If we focus on product, then we look at outcomes: exam performance, student satisfaction, long-term professional growth, and — from the administration’s perspective — alumni giving.
You imagine that a quality process leads to a quality product, however a veneer of quality might not lead to a long-term high quality product. What educational practices that get high ranks in the evaluation system actually contribute to positive outcomes in the long term? How much of what we do in teaching doesn’t result in long-term learning but looks like quality teaching in the short term? For starters, the first thing that comes to mind is the use of overly detailed powerpoints that are shared with the class online for
cramming studying for exams. Students love it, it raises satisfaction, the professor looks well prepared and: will students know any of it the next day, or how about five years later?
Just as we can design an individual class with backward planning, we can think of the whole college experience this way to inform what students really need to get what we want them to get out of the college experience. What constitutes an “excellent” college education? Whatever it is, then excellence in faculty is when they deliver on that goal.
In my view, when you graduate from college, the school has done its job if the product is:
- articulate in thought, words and writing
- able to differentiate between opinion and reason and has personal values informed by both
- broadly interested in the world and all it has to offer
- conversant in literature, art, history, geography, science, mathematics, philosophy, civics and more
- able to separate style from substance
- struggling to understand the faiths, or the lack thereof, of those in their midst
- able to readily explain to any novice the basic tenets of their specialty
- can perform admirably on a summative exam in the subject of one’s specialty (e.g., subject GRE)
- reading the goddamn newspaper or its equivalent on a regular basis
- able to whiff out pseudoacademic thinking (like Malcom Gladwell), pseudoscience and shabby reasoning
- not taking oneself too seriously
- treats other people as they would like to be treated
Those are my aspirations for what college should do for everyone. I wrote this on the fly but I imagine it would resemble to some degree what you think a “liberal arts education” is supposed to look like.
Just as it’s not the job of a K-12 teacher to merely teach the state standards, it’s not my job to cover the expected learning outcomes of my course. I’m working on providing one piece of a holistic college experience. Am I successful at this? No. But it’s a goal. Since I’m at a state comprehensive institution and all the talk is “career-training-this” and “job-preparation-that” we are really botching these fundamentals. My heart soared when our newish provost said, in his first address to the faculty, that he didn’t want to see any more business regarding what a college degree does for students, he wanted to hear more about what a college education does for students. In our environment, that idea is hard to deliver in deed, but I’m excited to see the emphasis nonetheless.
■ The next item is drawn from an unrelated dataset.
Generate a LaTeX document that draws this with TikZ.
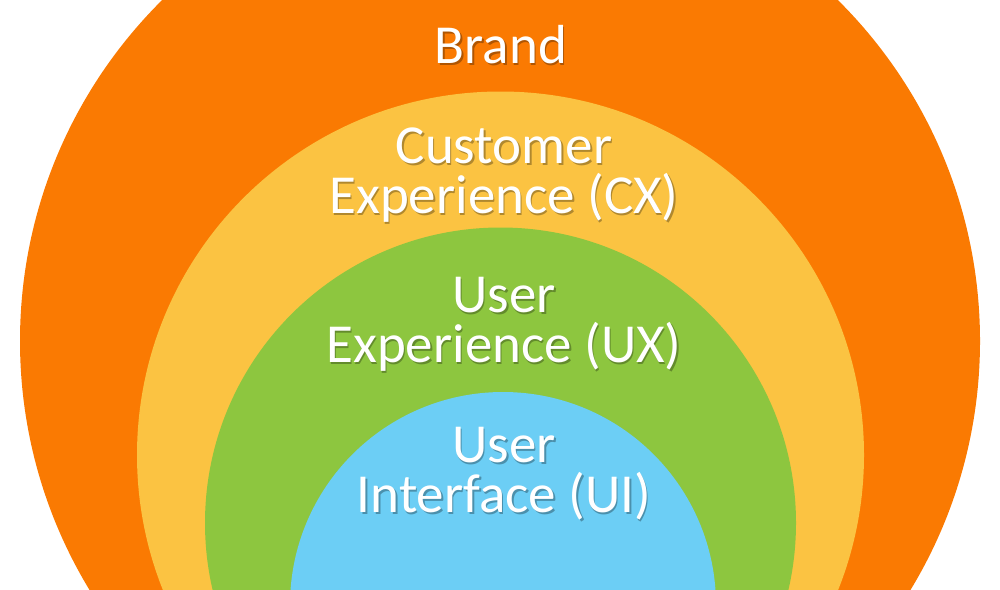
\documentclass[tikz,border=0pt]{standalone}
\usepackage{fontspec}
\setmainfont{Carlito}
\usepackage{tikz}
\usetikzlibrary{positioning}

\definecolor{brandorange}{RGB}{250,122,2}
\definecolor{cxyellow}{RGB}{251,195,66}
\definecolor{uxgreen}{RGB}{141,198,63}
\definecolor{uiblue}{RGB}{108,206,245}

% text with a soft offset shadow
\newcommand{\shtext}[2]{\makebox[0pt][l]{\hspace*{1.5pt}\raisebox{-2pt}{\textcolor{#1}{#2}}}#2}

\begin{document}
\begin{tikzpicture}[x=1pt,y=-1pt,
    lbl/.style={text=white, align=center, anchor=base, inner sep=0pt,
        font=\fontsize{55}{50}\selectfont}]
    \useasboundingbox (0,0) rectangle (1000,589);
    \clip (0,0) rectangle (1000,589);

    \fill[brandorange] (500,341) circle (480pt);
    \fill[cxyellow] (500.5,455) circle (363.5pt);
    \fill[uxgreen] (500.5,523) circle (295.5pt);
    \fill[uiblue] (503,605) circle (213pt);

    % base anchor sits on the last line
    \node[lbl] (brand) at (501,63) {\shtext{brandorange!70!black}{Brand}};
    \node[lbl] (cx) at (504,213) {\shtext{cxyellow!70!black}{Customer}\\\shtext{cxyellow!70!black}{Experience (CX)}};
    \node[lbl] (ux) at (504,362) {\shtext{uxgreen!70!black}{User}\\\shtext{uxgreen!70!black}{Experience (UX)}};
    \node[lbl] (ui) at (504,512) {\shtext{uiblue!70!black}{User}\\\shtext{uiblue!70!black}{Interface (UI)}};
\end{tikzpicture}
\end{document}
How do we measure teaching excellence? Foremost, students need to emerge from the class knowing the course material. In particular, they need to know it deeply: well beyond their graduation dates. Truly excellent teachers inspire lifelong learning, excitement tied to discovery in the discipline, and an academic ethos that pervades all aspects of life. There is a multiplicity of routes to this destination.
This is often why teaching is considered to be an art, because what works for one person might not work for another. The trickier part, though, is knowing what works. This might not be measurable at the end of a semester.